Tactics of minimisation have been central to Hillary Clinton’s political career. When stumbling takes place, go for the established book of deflective rules. When violations of the law take place, explain that it was normal at the time. Suggest that others had engaged in a form of conduct only subsequently frowned upon.
Such tactics should be kept in the dustbin of history. For the Clintons, they have consistently worked, giving that particular not so holy family a particularly nasty sense of political entitlement. They remain the ghouls of the US political establishment, paying (or rather withholding) tribute to the dead ideas of liberalism.
Evidently, the inappropriate use of a private server to conduct what were classified communications and potentially accessible to third-parties, did not seem grave enough a breach to warrant criminal charges.
That was the preliminary finding by the Federal Bureau of Investigation, which is concluding its investigation into Clinton’s use of a personal email system during her time as Secretary of State. The Bureau had received the referral from the Intelligence Community Inspector General seeking answers on whether classified information had been transmitted on that personal system during her time in office.
The statement by its director, James B. Comey, is worth noting, as it shows the extent the former First Lady and Secretary of State has managed to escape yet another pickle of systematic indiscretion. It also shows the degree of singularity Comey was offering his own statement.
He claimed, for instance, to have “not coordinated or reviewed this statement in any way with the Department of Justice or any other part of the government. They do not know what I am about to say.”
A rum sort of thing, especially given the prior remark that “the American people deserve those details in a case of intense public interest”. The only assumption one can draw from Comey here is that the FBI preferred to go it alone in this venture, bringing out the gory details less to inculpate the former Secretary than exonerate her.
There was a potentially two-pronged trap for Clinton: a felonious violation of a federal law on the subject of mishandling classified information either intentionally or a grossly negligent way; or the misdemeanour of knowingly removing classified information from “appropriate systems or storage facilities.” Investigations into possible intrusions were also made.
Comey’s statement describes a mess. As Secretary of State, she used several email servers and relevant administrators, along with a host of mobile devices to view and convey emails via personal domains.
During the course of her stewardship at the Department, processes of replacement, storage and decommissioning took place. This compounded the problem, rendering the trail of messages fuzzy. The decommissioning in 2013 of one of the original servers, for instance, saw the removal of email software that was “like removing the frame from a huge finished jigsaw puzzle and dumping and pieces on the floor.” Hardly a picture of well drawn propriety on the part of the Secretary.
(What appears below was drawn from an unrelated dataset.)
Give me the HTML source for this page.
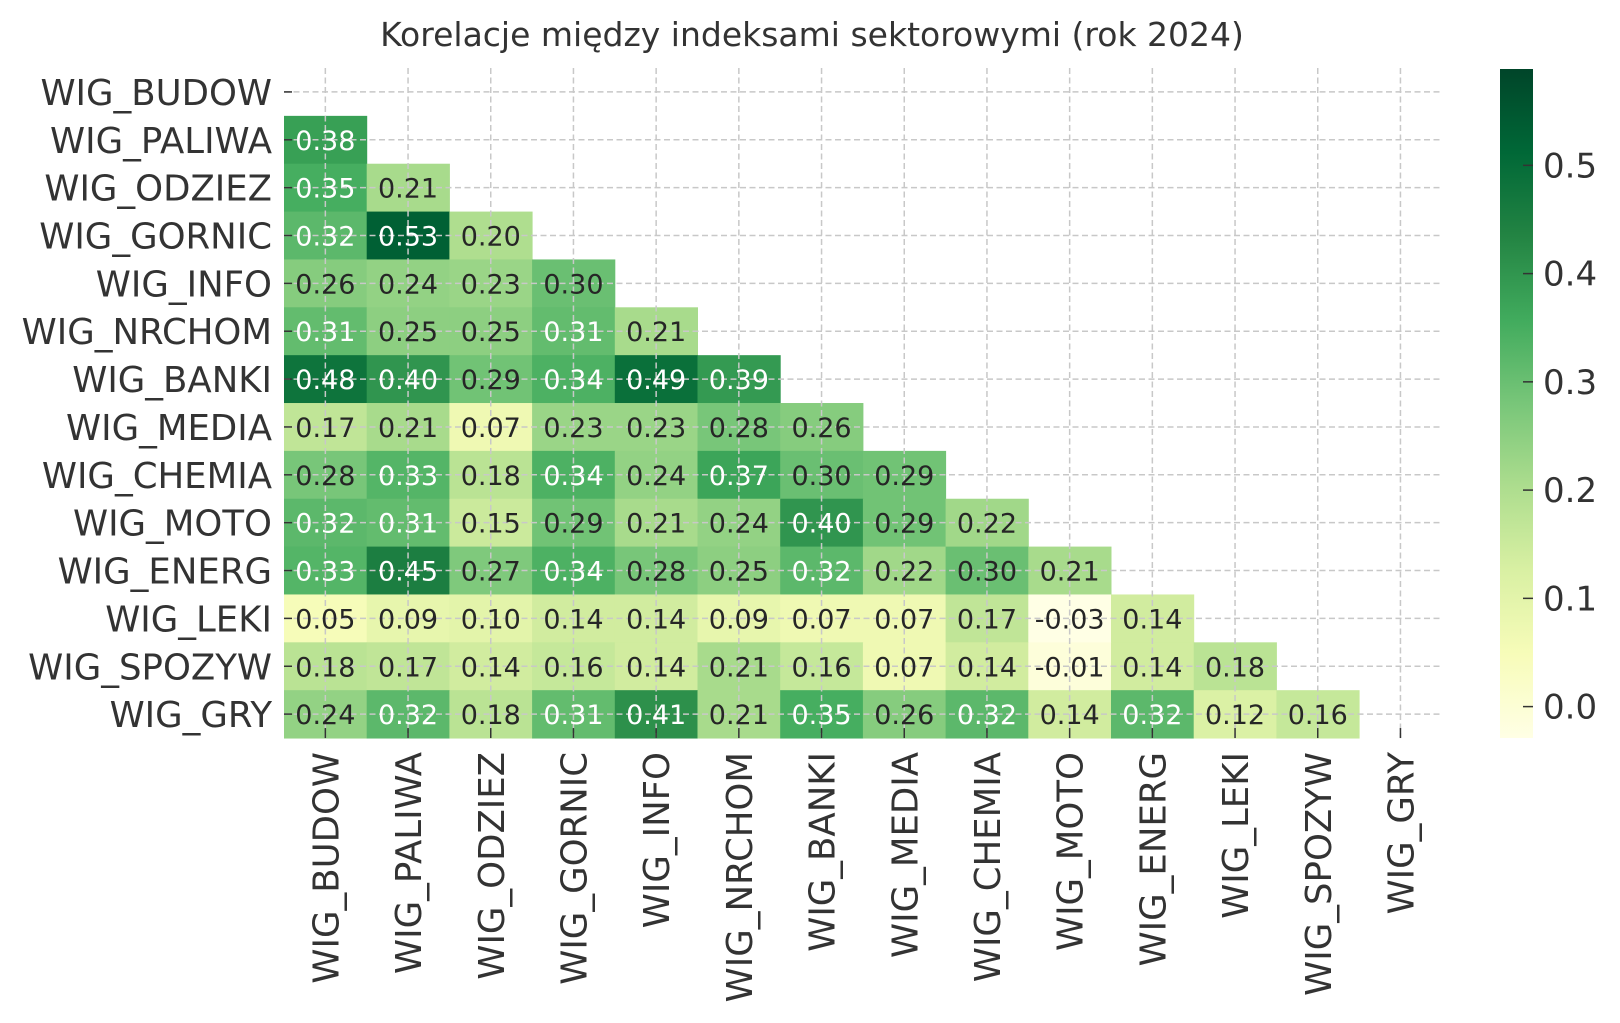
<!DOCTYPE html>
<html><head><meta charset="utf-8"><style>
html,body{margin:0;padding:0;background:#fff;}
svg{display:block;font-family:"DejaVu Sans","Liberation Sans",sans-serif;}
</style></head><body>
<svg id="s" width="1620" height="1023" xmlns="http://www.w3.org/2000/svg"></svg>
<script>
const names=["WIG_BUDOW","WIG_PALIWA","WIG_ODZIEZ","WIG_GORNIC","WIG_INFO","WIG_NRCHOM","WIG_BANKI","WIG_MEDIA","WIG_CHEMIA","WIG_MOTO","WIG_ENERG","WIG_LEKI","WIG_SPOZYW","WIG_GRY"];
const V=[[],
[0.38],
[0.35,0.21],
[0.32,0.53,0.20],
[0.26,0.24,0.23,0.30],
[0.31,0.25,0.25,0.31,0.21],
[0.48,0.40,0.29,0.34,0.49,0.39],
[0.17,0.21,0.07,0.23,0.23,0.28,0.26],
[0.28,0.33,0.18,0.34,0.24,0.37,0.30,0.29],
[0.32,0.31,0.15,0.29,0.21,0.24,0.40,0.29,0.22],
[0.33,0.45,0.27,0.34,0.28,0.25,0.32,0.22,0.30,0.21],
[0.05,0.09,0.10,0.14,0.14,0.09,0.07,0.07,0.17,-0.03,0.14],
[0.18,0.17,0.14,0.16,0.14,0.21,0.16,0.07,0.14,-0.01,0.14,0.18],
[0.24,0.32,0.18,0.31,0.41,0.21,0.35,0.26,0.32,0.14,0.32,0.12,0.16]];
const stops=["#ffffe5","#f7fcb9","#d9f0a3","#addd8e","#78c679","#41ab5d","#238443","#006837","#004529"];
function hx(c){return [1,3,5].map(i=>parseInt(c.substr(i,2),16));}
const vmin=-0.029,vmax=0.589;
function col(v){let t=(v-vmin)/(vmax-vmin);t=Math.max(0,Math.min(1,t));let p=t*8,i=Math.min(7,Math.floor(p)),f=p-i;
const a=hx(stops[i]),b=hx(stops[i+1]);return "rgb("+a.map((x,k)=>Math.round(x+(b[k]-x)*f)).join(",")+")";}
const X0=284,CW=82.7,Y0=68,RH=47.86;
let h='';
h+='<text x="812" y="46" font-size="33" fill="#333" text-anchor="middle">Korelacje między indeksami sektorowymi (rok 2024)</text>';
for(let r=0;r<14;r++){for(let c=0;c<V[r].length;c++){let v=V[r][c];let x=X0+CW*c,y=Y0+RH*r;
h+=`<rect x="${x}" y="${y}" width="${CW+0.5}" height="${RH+0.5}" fill="${col(v)}"/>`;}}
for(let i=0;i<14;i++){let cx=X0+CW*i+CW/2;h+=`<line x1="${cx}" y1="${Y0}" x2="${cx}" y2="${Y0+14*RH}" stroke="#c8c8c8" stroke-width="1.5" stroke-dasharray="6,3.5"/>`;
let cy=Y0+RH*i+RH/2;h+=`<line x1="${X0}" y1="${cy}" x2="${X0+14*CW}" y2="${cy}" stroke="#c8c8c8" stroke-width="1.5" stroke-dasharray="6,3.5"/>`;
h+=`<line x1="${X0}" y1="${cy}" x2="${X0+8}" y2="${cy}" stroke="#333" stroke-width="1.5"/>`;
h+=`<line x1="${cx}" y1="${Y0+14*RH-10}" x2="${cx}" y2="${Y0+14*RH}" stroke="#333" stroke-width="1.5"/>`;}
for(let r=0;r<14;r++){for(let c=0;c<V[r].length;c++){let v=V[r][c];let x=X0+CW*c,y=Y0+RH*r;
h+=`<text x="${x+CW/2}" y="${y+RH/2+10}" font-size="27" text-anchor="middle" fill="${v>0.305?'#fff':'#262626'}">${v.toFixed(2)}</text>`;}}
for(let i=0;i<14;i++){let cy=Y0+RH*i+RH/2;h+=`<text x="272" y="${cy+13}" font-size="35.5" fill="#333" text-anchor="end">${names[i]}</text>`;
let cx=X0+CW*i+CW/2;h+=`<text transform="translate(${cx+13},752) rotate(-90)" font-size="35.5" fill="#333" text-anchor="end">${names[i]}</text>`;}
const cbx=1500,cbw=33,cbt=69,cbb=738;
h+='<defs><linearGradient id="g" x1="0" y1="1" x2="0" y2="0">'+stops.map((s,i)=>`<stop offset="${i/8}" stop-color="${s}"/>`).join('')+'</linearGradient></defs>';
h+=`<rect x="${cbx}" y="${cbt}" width="${cbw}" height="${cbb-cbt}" fill="url(#g)"/>`;
for(let k=0;k<=5;k++){let v=k/10;let y=cbb-(v-vmin)/(vmax-vmin)*(cbb-cbt);
h+=`<line x1="${cbx+cbw-10}" y1="${y}" x2="${cbx+cbw}" y2="${y}" stroke="#333" stroke-width="1.5"/>`;
h+=`<text x="1543" y="${y+12}" font-size="34" fill="#333">${v.toFixed(1)}</text>`;}
document.getElementById('s').innerHTML=h;
</script>
</body></html>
As for the emails Clinton proudly claimed she supplied to the Bureau for perusal – roughly 30,000 or so – 110 in 52 chains were “determined by the owning agency to contain classified information at the time they were sent or received.” Additional emails were also uncovered from the ether of deletions and archived email accounts of former employees, though these were generally deemed less significant.
The Bureau suggested that there was no clear evidence that Clinton or her aides “intended to violate laws governing the handling of classified information, there is evidence they were extremely careless in their handling of very extensive, highly classified information.”
Comey speaks of his concern that many of the emails “should have been on any kind of unclassified system” a point made even graver by the fact that they “were housed on unclassified personal servers not even supported by full-time security staff, like those found at Departments and Agencies of the US Government – or even with a commercial service like Gmail.”
Taking a snipe at another government organisation, the FBI also found that the State Department was distinctly lacking in a “security culture” of which use of unclassified email systems was symptomatic. As to the issue of intrusion into the personal domains by “hostile actors,” a frank admission followed. While no evidence was detected, “we assess that we would be unlikely to see such direct evidence.”
The final assertion is interesting, if only because it shows how the FBI has an inherently soft view about Clinton’s conduct. This may not be surprising: the Clintons have been regular subjects of investigations by Comey’s outfit. The failed Arkansas real estate deal which became Whitewater and the Presidential pardons in January 2001 remain key events.
Evidence of potential violations of the relevant statutes may well exist, but in the view of the Bureau, “no reasonable prosecutor would bring such a case.” There was, in the view of the investigators, no instance of wilful mishandling or clear intent in dealing with classified information, or exposure on a scale suggesting “inference of intentional misconduct”.
Officials have lost their jobs for less. Administrative and legal sanctions, as admitted by Comey, have been levelled in similar circumstances. State bureaucracies, as Max Weber reminds us with solemn gravity, guard secrets and their use with fanatical intensity.
Not, it would seem, on this occasion. Clinton was spared, even if the FBI recommendation remains just that. It was a textbook outcome pointing to the failures of consistent approaches all too familiar to that of her husband. Yet again, this eel of history escapes the realms of legality with institutional dispensation.